Together, Rule 16, Brady/Giglio, and the Jencks Act represent the only sources of discovery available to defendants in a federal criminal case. Thus, it is paramount for an attorney in a federal criminal case to make good use of these three sources, and to ensure that the maximum amount of information is obtained under each.

How does federal criminal discovery work in practice? 

In an actual federal criminal case, discovery typically begins after a defendant has been arraigned.  At the arraignment, the prosecutor and the defendant’s attorney may sign a discovery agreement that outlines the deadlines for the government to disclose each type of material that is discoverable. Often, the government will seek deadlines that are close to trial. It is important for your attorney to try to negotiate for early disclosure, so that you have ample time to review the documents and other disclosures with your attorney and to prepare for trial.
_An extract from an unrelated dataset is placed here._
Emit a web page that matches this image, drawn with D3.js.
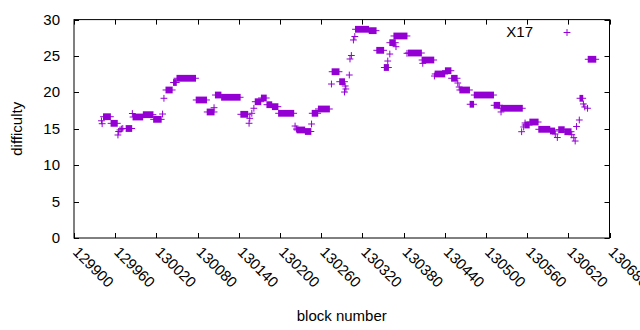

How discovery is actually produced tends to vary by jurisdiction as well as by case.  In most cases, the government will simply send your attorney documents or, as is more often the case today, electronic data on hard drives or DVDs. Sometimes, especially in cases involving sensitive information or vulnerable witnesses, the government may not produce the actual documents, but instead require your attorney to review the documents at their office.

Discovery in federal criminal cases tends to be an ongoing affair.  This means that the first set of documents or data produced by the government in a case will rarely be the last. The production of discovery will continue throughout the life of the case, and sometimes continuing even into the trial. Obviously, when the government produces important evidence right before trial, or during trial, this can cause problems for the defense attorney, who may not have time to review all this information for trial. Sometimes this is through no fault of the government: they simply did not have this information until right before trial.  Sometimes, however, the government may have deliberately delayed producing discovery in order to secure a tactical advantage.  It is important for your attorney to keep an eye out for any abusive discovery practices by the government, and to raise any suspicious discovery practices with the presiding judge.


Federal criminal discovery can be a complex field to navigate, and sometimes local practices may not, in fact, comply with the letter of the rules. If you are involved in a federal criminal case, make sure that your attorney is familiar with how federal criminal discovery works, or you may miss important information that could help you win your case.